On Tuesday, CNN reported on the dossier’s existence and said it had been put together by a former British intelligence agent. Hours later, BuzzFeed published the document in whole (and Trump and the Kremlin issued prompt and furious denials).
On Wednesday, one outlet after another — first The Wall Street Journal, then The New York Times and NBC and The Telegraph and The Guardian — identified Christopher Steele as the former MI6 agent and Moscow expert who assembled the dossier.
The U.K. government asked the British media not to report the name, saying it put Steele’s personal security “directly at risk,” but it was too late.
Steele’s name was everywhere, and the man himself nowhere to be found.
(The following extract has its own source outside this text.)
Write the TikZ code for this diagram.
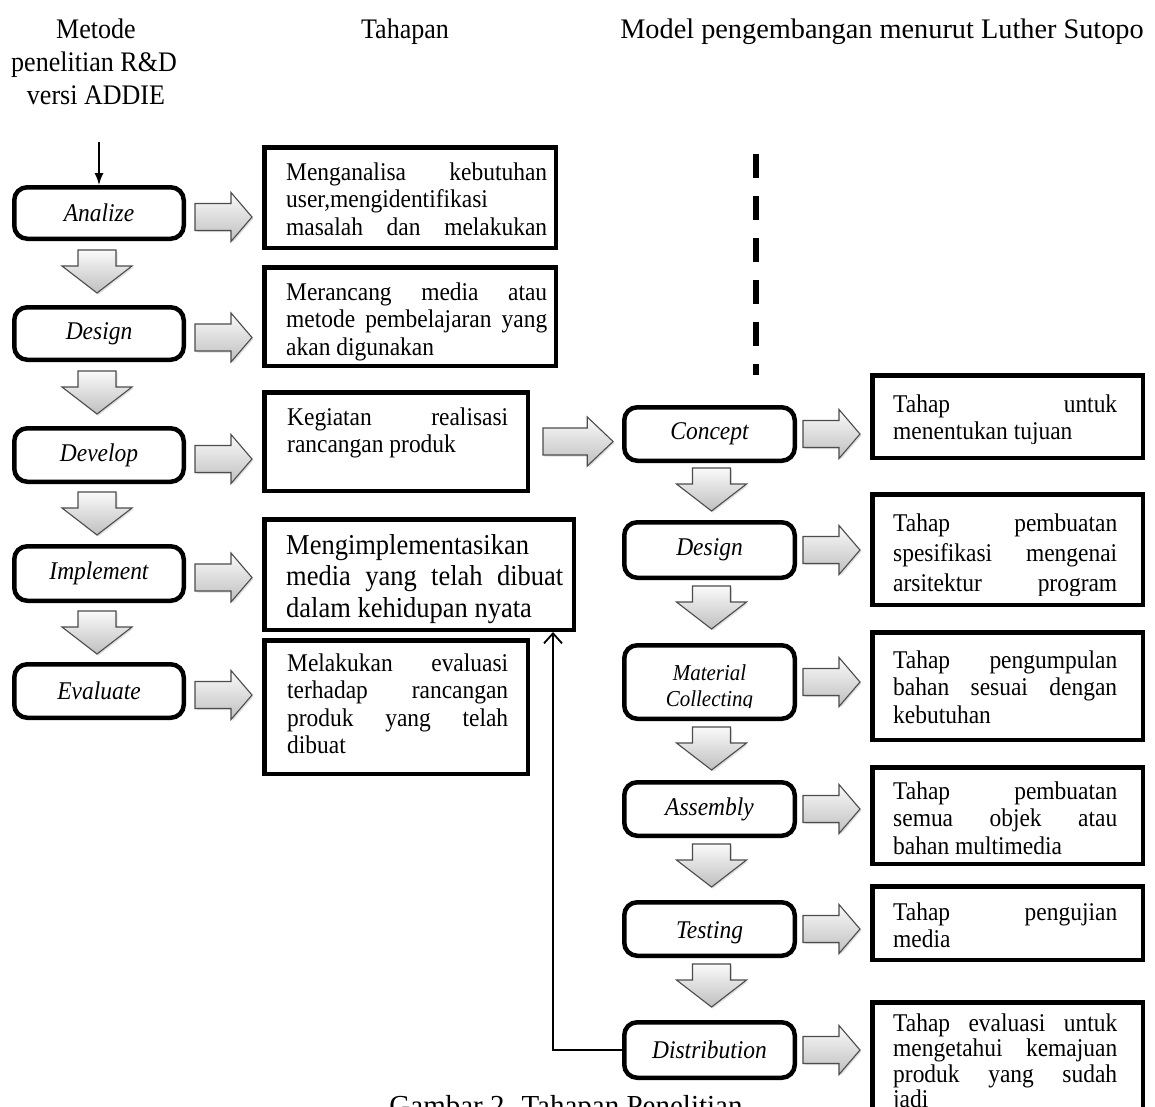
\documentclass[tikz,border=0pt]{standalone}
\usepackage{fontspec}
\setmainfont{Liberation Serif}[FakeStretch=0.92]
\newfontfamily\hfont{Liberation Serif}[FakeStretch=1.0]
\usetikzlibrary{arrows.meta,shadows,calc}
\newcommand\jl[1]{\makebox[\linewidth][s]{#1}}
\newcommand\bigbox[5]{\node[tbox, minimum width={#4-#2-4.5}, minimum height={#5-#3-4.5}] (#1) at ({(#2+#4)/2},{(#3+#5)/2}) {};}
\newcommand\stg[6]{\node[stage, minimum width={#4-#2-4.5}, minimum height={#5-#3-4.5}] (#1) at ({(#2+#4)/2},{(#3+#5)/2}) {#6};}
\begin{document}
\begin{tikzpicture}[x=1pt,y=-1pt,
 stage/.style={draw, line width=4.5pt, rounded corners=13pt, inner sep=0pt, align=center, font=\fontsize{25.5}{29}\selectfont\itshape},
 tbox/.style={draw, line width=4.5pt, inner sep=0pt},
 txt/.style={inner sep=0pt, anchor=base west, font=\fontsize{25.5}{27.5}\selectfont},
 bigtxt/.style={inner sep=0pt, anchor=base west, font=\fontsize{28.8}{31.5}\selectfont},
 hdr/.style={inner sep=0pt, anchor=base, font=\fontsize{28.3}{33}\selectfont},
 blk/.style={draw=black!70, line width=1.1pt, top color=gray!4, bottom color=gray!50, drop shadow={opacity=0.25, shadow xshift=1.5pt, shadow yshift=-1.5pt}},
 rarr/.pic={\path[blk] (0,-13.5) -- (36,-13.5) -- (36,-24.5) -- (57,0) -- (36,24.5) -- (36,13.5) -- (0,13.5) -- cycle;},
 darr/.pic={\path[blk] (-19,0) -- (19,0) -- (19,16) -- (35,16) -- (0,43) -- (-35,16) -- (-19,16) -- cycle;},
 fb/.style={line width=1.8pt, -{Straight Barb[length=10pt,width=18pt,line width=1.8pt]}},
 thin/.style={line width=1.5pt, -{Latex[length=12pt,width=9pt]}},
 dashline/.style={line width=6pt, dash pattern=on 24pt off 18pt}
]
\fill[white] (0,0) rectangle (1155,1106);
\useasboundingbox (0,0) rectangle (1155,1106);
\clip (0,0) rectangle (1155,1106);

% headers
\node[hdr] (h1a) at (96,38) {Metode};
\node[hdr] (h1b) at (94,71) {penelitian R\&D};
\node[hdr] (h1c) at (96,104) {versi ADDIE};
\node[hdr] (h2) at (405,38) {Tahapan};
\node[hdr, font=\hfont\fontsize{28.3}{33}\selectfont] (h3) at (882,38) {Model pengembangan menurut Luther Sutopo};

% left stages
\stg{an}{12}{185}{186}{241}{Analize}
\stg{de}{12}{305}{186}{362}{Design}
\stg{dv}{12}{426}{186}{484}{Develop}
\stg{im}{12}{544}{186}{603}{Implement}
\stg{ev}{12}{662}{186}{720}{Evaluate}

\coordinate (start) at (99,142);
\draw[thin] (start) -- (an.north);

\pic at ($(an.south)+(-2,9)$) {darr};
\pic at ($(de.south)+(-2,9)$) {darr};
\pic at ($(dv.south)+(-2,8)$) {darr};
\pic at ($(im.south)+(-2,8)$) {darr};

\pic at ($(an.east)+(9,4)$) {rarr};
\pic at ($(de.east)+(9,4)$) {rarr};
\pic at ($(dv.east)+(9,4)$) {rarr};
\pic at ($(im.east)+(9,4)$) {rarr};
\pic at ($(ev.east)+(9,4)$) {rarr};

% middle text boxes
\bigbox{b1}{262}{145}{558}{250}
\bigbox{b2}{262}{265}{558}{368}
\bigbox{b3}{262}{390}{530}{493}
\bigbox{b4}{262}{517}{576}{632}
\bigbox{b5}{262}{638}{530}{776}

\node[txt] (b1t) at (286,180) {\parbox[t]{261pt}{\jl{Menganalisa kebutuhan}\\user,mengidentifikasi\\\jl{masalah dan melakukan}}};
\node[txt] (b2t) at (286,300) {\parbox[t]{261pt}{\jl{Merancang media atau}\\\jl{metode pembelajaran yang}\\akan digunakan}};
\node[txt] (b3t) at (287,425) {\parbox[t]{221pt}{\jl{Kegiatan realisasi}\\rancangan produk}};
\node[bigtxt] (b4t) at (286,554) {\parbox[t]{277pt}{Mengimplementasikan\\\jl{media yang telah dibuat}\\dalam kehidupan nyata}};
\node[txt] (b5t) at (287,671) {\parbox[t]{221pt}{\jl{Melakukan evaluasi}\\\jl{terhadap rancangan}\\\jl{produk yang telah}\\dibuat}};

% dashed divider
\draw[dashline] (756,154) -- (756,375);

% right stages
\stg{co}{622}{405}{797}{463}{Concept}
\stg{ds}{622}{520}{797}{580}{Design}
\stg{mc}{622}{643}{797}{721}{}
\stg{as}{622}{780}{797}{838}{Assembly}
\stg{te}{622}{900}{797}{958}{}
\stg{di}{622}{1020}{797}{1080}{Distribution}

\begin{scope}
\clip (630,650) rectangle (790,707);
\node[inner sep=0pt, align=center, font=\fontsize{22.8}{26}\selectfont\itshape] (mct) at (709.5,688) {Material\\Collecting};
\end{scope}
\begin{scope}
\clip (630,905) rectangle (790,943);
\node[inner sep=0pt, font=\fontsize{25.5}{29}\selectfont\itshape, anchor=base] (tet) at (709.5,938) {Testing};
\end{scope}

\pic at ($(co.south)+(2,5)$) {darr};
\pic at ($(ds.south)+(2,6)$) {darr};
\pic at ($(mc.south)+(2,6)$) {darr};
\pic at ($(as.south)+(2,6)$) {darr};
\pic at ($(te.south)+(2,6)$) {darr};

\pic at ($(co.east)+(6,0)$) {rarr};
\pic at ($(ds.east)+(6,0)$) {rarr};
\pic at ($(mc.east)+(6,0)$) {rarr};
\pic at ($(as.east)+(6,0)$) {rarr};
\pic at ($(te.east)+(6,0)$) {rarr};
\pic at ($(di.east)+(6,0)$) {rarr};

\pic[xscale=1.23] at ($(b3.east)+(13,0)$) {rarr};

% right text boxes
\bigbox{t1}{870}{373}{1145}{460}
\bigbox{t2}{870}{492}{1145}{607}
\bigbox{t3}{870}{630}{1145}{742}
\bigbox{t4}{870}{765}{1145}{866}
\bigbox{t5}{870}{884}{1145}{962}
\bigbox{t6}{870}{1000}{1145}{1135}

\begin{scope}
\clip (876,378) rectangle (1139,443);
\node[txt] (t1t) at (893,412) {\parbox[t]{224pt}{\jl{Tahap untuk}\\menentukan tujuan}};
\end{scope}
\begin{scope}
\clip (876,497) rectangle (1139,595);
\node[txt, font=\fontsize{25.5}{30}\selectfont] (t2t) at (893,531) {\parbox[t]{224pt}{\jl{Tahap pembuatan}\\\jl{spesifikasi mengenai}\\\jl{arsitektur program}}};
\end{scope}
\node[txt] (t3t) at (893,668) {\parbox[t]{224pt}{\jl{Tahap pengumpulan}\\\jl{bahan sesuai dengan}\\kebutuhan}};
\node[txt] (t4t) at (893,799) {\parbox[t]{224pt}{\jl{Tahap pembuatan}\\\jl{semua objek atau}\\bahan multimedia}};
\node[txt] (t5t) at (893,920) {\parbox[t]{224pt}{\jl{Tahap pengujian}\\media}};
\node[txt, font=\fontsize{25.5}{25.5}\selectfont] (t6t) at (893,1031) {\parbox[t]{224pt}{\jl{Tahap evaluasi untuk}\\\jl{mengetahui kemajuan}\\\jl{produk yang sudah}\\jadi}};

% feedback connector
\coordinate (fbend) at (553,632);
\draw[fb] (di.west) -| (fbend);

% caption (cut by page edge)
\node[hdr, font=\hfont\fontsize{29}{33}\selectfont] (cap) at (566,1115) {Gambar 2. Tahapan Penelitian};
\end{tikzpicture}
\end{document}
On Wednesday, he asked a neighbor to look after his cat, The Telegraph reports. He said he’d be gone for a “few days.”
The BBC reports that it was either Tuesday or Wednesday — and that it was actually three cats.
Either way, Steele left his house early this week and “hasn’t been seen publicly since,” NPR’s Frank Langfitt reports from London.
“No one showed up for work this morning at the offices of Orbis, the private intelligence consultancy Steele co-owns in central London,” Frank reported Thursday.
The Telegraph, citing an anonymous source, says Steele was “horrified” when his nationality was made public. Now, the source tells the newspaper, Steele fears a Kremlin backlash and is “terrified for his safety.”
His wife and children were not at home as of Wednesday night, the Telegraph reports.
The work of assembling the dossier was “bold and high risk, in that it implicated both Trump and the Kremlin,” Frank notes.
Steele, if he is indeed the author, would certainly know about the potential dangers.
The Guardian reports that the former intelligence agent spent two years living in Moscow in the ’90s and continued to specialize in Russia during his later career at MI6. The newspaper writes:
“[Steele] was, sources say, head of MI6’s Russia desk. When the agency was plunged into panic over the poisoning of its agent Alexander Litvinenko in 2006, the then chief, Sir John Scarlett, needed a trusted senior officer to plot a way through the minefield ahead — so he turned to Steele.
“It was Steele, sources say, who correctly and quickly realised Litvinenko’s death was a Russian state ‘hit.’ ”
As you might expect with a story about a spook, all the published reporting on Steele relies heavily on anonymous sources. NPR has not independently confirmed any of these details.
But according to all available accounts, Steele was well-regarded within intelligence circles both for his work at MI6 and for his private security work after he left the spy service.
The Guardian reports that Steele, in his early 50s, is an Oxford graduate and was “one of the more eminent Russia specialists” at the British spy agency.
“Former colleagues of Steele describe him as ‘very credible’ — a sober, cautious and meticulous professional with a formidable record,” the newspaper writes.
Reuters reports that with Orbis Business Intelligence, Steele investigated corruption at FIFA and passed the information on to the FBI.
It was that work that “lent credence to his reporting on Trump’s entanglements in Russia,” Reuters writes, citing U.S. officials.
The Guardian and The New York Times both theorize that to compile the attention-grabbing dossier, Steele probably didn’t travel to Russia but relied on inside contacts there.
For the record, intelligence experts say they take the dossier seriously and that it was not meant as a hoax, but they caution that raw HUMINT — “human intelligence” — is messy and always requires cross-referencing and context. Experts see the document as important and potentially useful, which is not the same as believing the claims are factually true.
The document “does not contain the standard caveats or guidance about levels of ‘confidence’ that are common in U.S. intelligence community documents,” NPR’s Philip Ewing reports.